_Dataset rows_
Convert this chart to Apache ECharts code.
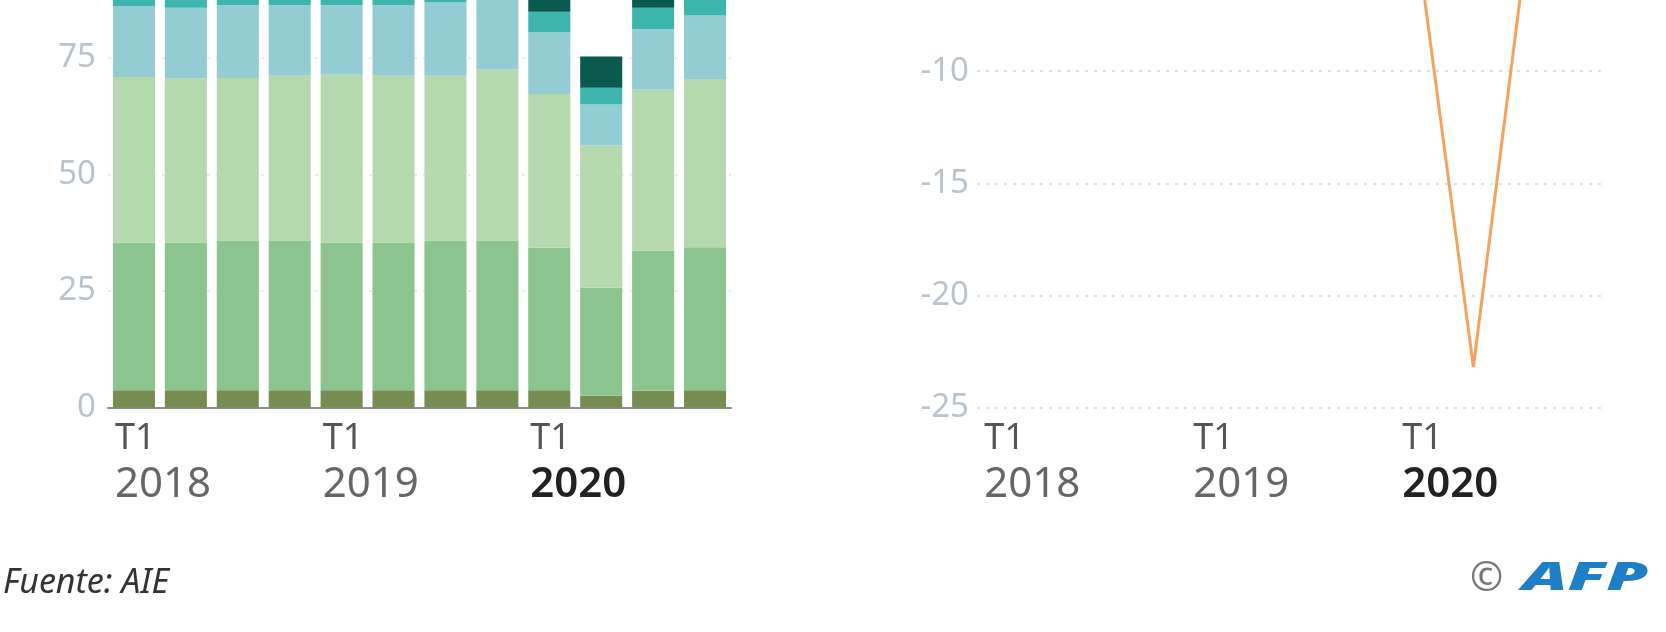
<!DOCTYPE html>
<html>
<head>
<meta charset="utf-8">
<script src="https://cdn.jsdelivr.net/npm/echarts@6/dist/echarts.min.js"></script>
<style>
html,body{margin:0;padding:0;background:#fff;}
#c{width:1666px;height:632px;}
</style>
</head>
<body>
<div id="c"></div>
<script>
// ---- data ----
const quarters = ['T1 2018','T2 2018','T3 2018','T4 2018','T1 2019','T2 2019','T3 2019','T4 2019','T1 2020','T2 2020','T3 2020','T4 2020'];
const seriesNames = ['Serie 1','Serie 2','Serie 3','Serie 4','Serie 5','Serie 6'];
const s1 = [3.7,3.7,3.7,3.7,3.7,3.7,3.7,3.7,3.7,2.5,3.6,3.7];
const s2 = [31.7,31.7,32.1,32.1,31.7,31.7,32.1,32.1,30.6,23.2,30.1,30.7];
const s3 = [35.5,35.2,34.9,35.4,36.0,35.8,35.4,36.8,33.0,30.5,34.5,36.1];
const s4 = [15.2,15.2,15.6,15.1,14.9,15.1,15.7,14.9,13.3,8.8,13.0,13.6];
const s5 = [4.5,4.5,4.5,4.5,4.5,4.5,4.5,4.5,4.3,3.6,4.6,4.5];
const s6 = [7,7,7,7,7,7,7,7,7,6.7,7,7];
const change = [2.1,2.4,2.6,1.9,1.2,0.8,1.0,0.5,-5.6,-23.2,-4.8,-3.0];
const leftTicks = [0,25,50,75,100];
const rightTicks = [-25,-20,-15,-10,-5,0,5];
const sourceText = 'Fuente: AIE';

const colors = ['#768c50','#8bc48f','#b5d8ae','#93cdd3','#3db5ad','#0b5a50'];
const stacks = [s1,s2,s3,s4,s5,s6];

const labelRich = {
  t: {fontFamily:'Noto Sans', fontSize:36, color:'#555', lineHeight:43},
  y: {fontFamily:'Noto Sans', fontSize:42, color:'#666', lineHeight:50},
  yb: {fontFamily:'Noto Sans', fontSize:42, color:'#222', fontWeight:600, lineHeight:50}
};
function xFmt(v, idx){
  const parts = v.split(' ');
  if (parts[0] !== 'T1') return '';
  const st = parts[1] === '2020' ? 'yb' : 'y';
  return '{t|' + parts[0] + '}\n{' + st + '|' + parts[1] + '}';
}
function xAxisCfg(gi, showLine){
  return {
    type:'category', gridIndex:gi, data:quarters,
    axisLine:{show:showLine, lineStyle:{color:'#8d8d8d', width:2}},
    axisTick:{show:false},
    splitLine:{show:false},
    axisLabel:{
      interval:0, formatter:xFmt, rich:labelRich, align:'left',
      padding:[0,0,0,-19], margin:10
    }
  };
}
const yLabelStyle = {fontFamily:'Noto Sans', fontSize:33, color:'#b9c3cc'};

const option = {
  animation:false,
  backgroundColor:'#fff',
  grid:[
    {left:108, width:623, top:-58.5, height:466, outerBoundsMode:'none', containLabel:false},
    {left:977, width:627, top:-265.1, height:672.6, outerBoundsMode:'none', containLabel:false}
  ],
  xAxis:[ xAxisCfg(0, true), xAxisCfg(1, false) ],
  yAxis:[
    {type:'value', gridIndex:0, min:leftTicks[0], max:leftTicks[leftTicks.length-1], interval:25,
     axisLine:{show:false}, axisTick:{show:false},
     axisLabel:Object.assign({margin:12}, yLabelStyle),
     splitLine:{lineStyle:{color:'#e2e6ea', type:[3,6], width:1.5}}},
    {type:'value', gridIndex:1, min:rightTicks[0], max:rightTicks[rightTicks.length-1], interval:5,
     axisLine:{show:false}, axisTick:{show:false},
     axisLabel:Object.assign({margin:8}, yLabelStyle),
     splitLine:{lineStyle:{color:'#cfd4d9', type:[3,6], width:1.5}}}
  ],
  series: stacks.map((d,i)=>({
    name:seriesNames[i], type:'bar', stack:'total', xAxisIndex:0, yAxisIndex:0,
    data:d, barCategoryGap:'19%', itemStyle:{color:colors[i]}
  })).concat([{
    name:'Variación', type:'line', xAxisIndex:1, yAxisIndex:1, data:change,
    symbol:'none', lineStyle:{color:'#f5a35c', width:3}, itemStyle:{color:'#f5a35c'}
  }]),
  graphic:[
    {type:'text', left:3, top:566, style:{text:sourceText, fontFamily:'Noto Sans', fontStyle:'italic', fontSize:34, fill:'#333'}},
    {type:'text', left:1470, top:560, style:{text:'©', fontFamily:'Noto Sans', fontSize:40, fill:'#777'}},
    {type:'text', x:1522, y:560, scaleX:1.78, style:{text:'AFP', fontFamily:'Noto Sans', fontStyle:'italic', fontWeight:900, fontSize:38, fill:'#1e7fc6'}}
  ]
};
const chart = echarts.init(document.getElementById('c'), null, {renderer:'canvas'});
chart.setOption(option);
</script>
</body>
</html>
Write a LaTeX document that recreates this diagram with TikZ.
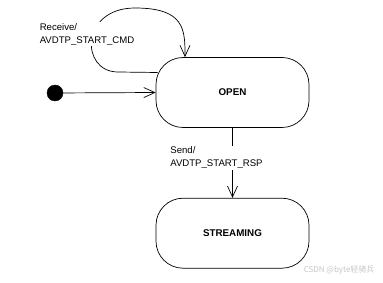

_Task requirements_
Return all of the entries exactly as written, but drop any pictures they hold.

_Answer to the exercise_
Convert this chart to Apache ECharts code.
<!DOCTYPE html>
<html>
<head>
<meta charset="utf-8">
<script src="https://cdn.jsdelivr.net/npm/echarts@6/dist/echarts.min.js"></script>
<style>
html,body{margin:0;padding:0;background:#fff;}
#c{width:1666px;height:632px;}
</style>
</head>
<body>
<div id="c"></div>
<script>
// ---- data ----
const quarters = ['T1 2018','T2 2018','T3 2018','T4 2018','T1 2019','T2 2019','T3 2019','T4 2019','T1 2020','T2 2020','T3 2020','T4 2020'];
const seriesNames = ['Serie 1','Serie 2','Serie 3','Serie 4','Serie 5','Serie 6'];
const s1 = [3.7,3.7,3.7,3.7,3.7,3.7,3.7,3.7,3.7,2.5,3.6,3.7];
const s2 = [31.7,31.7,32.1,32.1,31.7,31.7,32.1,32.1,30.6,23.2,30.1,30.7];
const s3 = [35.5,35.2,34.9,35.4,36.0,35.8,35.4,36.8,33.0,30.5,34.5,36.1];
const s4 = [15.2,15.2,15.6,15.1,14.9,15.1,15.7,14.9,13.3,8.8,13.0,13.6];
const s5 = [4.5,4.5,4.5,4.5,4.5,4.5,4.5,4.5,4.3,3.6,4.6,4.5];
const s6 = [7,7,7,7,7,7,7,7,7,6.7,7,7];
const change = [2.1,2.4,2.6,1.9,1.2,0.8,1.0,0.5,-5.6,-23.2,-4.8,-3.0];
const leftTicks = [0,25,50,75,100];
const rightTicks = [-25,-20,-15,-10,-5,0,5];
const sourceText = 'Fuente: AIE';

const colors = ['#768c50','#8bc48f','#b5d8ae','#93cdd3','#3db5ad','#0b5a50'];
const stacks = [s1,s2,s3,s4,s5,s6];

const labelRich = {
  t: {fontFamily:'Noto Sans', fontSize:36, color:'#555', lineHeight:43},
  y: {fontFamily:'Noto Sans', fontSize:42, color:'#666', lineHeight:50},
  yb: {fontFamily:'Noto Sans', fontSize:42, color:'#222', fontWeight:600, lineHeight:50}
};
function xFmt(v, idx){
  const parts = v.split(' ');
  if (parts[0] !== 'T1') return '';
  const st = parts[1] === '2020' ? 'yb' : 'y';
  return '{t|' + parts[0] + '}\n{' + st + '|' + parts[1] + '}';
}
function xAxisCfg(gi, showLine){
  return {
    type:'category', gridIndex:gi, data:quarters,
    axisLine:{show:showLine, lineStyle:{color:'#8d8d8d', width:2}},
    axisTick:{show:false},
    splitLine:{show:false},
    axisLabel:{
      interval:0, formatter:xFmt, rich:labelRich, align:'left',
      padding:[0,0,0,-19], margin:10
    }
  };
}
const yLabelStyle = {fontFamily:'Noto Sans', fontSize:33, color:'#b9c3cc'};

const option = {
  animation:false,
  backgroundColor:'#fff',
  grid:[
    {left:108, width:623, top:-58.5, height:466, outerBoundsMode:'none', containLabel:false},
    {left:977, width:627, top:-265.1, height:672.6, outerBoundsMode:'none', containLabel:false}
  ],
  xAxis:[ xAxisCfg(0, true), xAxisCfg(1, false) ],
  yAxis:[
    {type:'value', gridIndex:0, min:leftTicks[0], max:leftTicks[leftTicks.length-1], interval:25,
     axisLine:{show:false}, axisTick:{show:false},
     axisLabel:Object.assign({margin:12}, yLabelStyle),
     splitLine:{lineStyle:{color:'#e2e6ea', type:[3,6], width:1.5}}},
    {type:'value', gridIndex:1, min:rightTicks[0], max:rightTicks[rightTicks.length-1], interval:5,
     axisLine:{show:false}, axisTick:{show:false},
     axisLabel:Object.assign({margin:8}, yLabelStyle),
     splitLine:{lineStyle:{color:'#cfd4d9', type:[3,6], width:1.5}}}
  ],
  series: stacks.map((d,i)=>({
    name:seriesNames[i], type:'bar', stack:'total', xAxisIndex:0, yAxisIndex:0,
    data:d, barCategoryGap:'19%', itemStyle:{color:colors[i]}
  })).concat([{
    name:'Variación', type:'line', xAxisIndex:1, yAxisIndex:1, data:change,
    symbol:'none', lineStyle:{color:'#f5a35c', width:3}, itemStyle:{color:'#f5a35c'}
  }]),
  graphic:[
    {type:'text', left:3, top:566, style:{text:sourceText, fontFamily:'Noto Sans', fontStyle:'italic', fontSize:34, fill:'#333'}},
    {type:'text', left:1470, top:560, style:{text:'©', fontFamily:'Noto Sans', fontSize:40, fill:'#777'}},
    {type:'text', x:1522, y:560, scaleX:1.78, style:{text:'AFP', fontFamily:'Noto Sans', fontStyle:'italic', fontWeight:900, fontSize:38, fill:'#1e7fc6'}}
  ]
};
const chart = echarts.init(document.getElementById('c'), null, {renderer:'canvas'});
chart.setOption(option);
</script>
</body>
</html>
Write a LaTeX document that recreates this diagram with TikZ.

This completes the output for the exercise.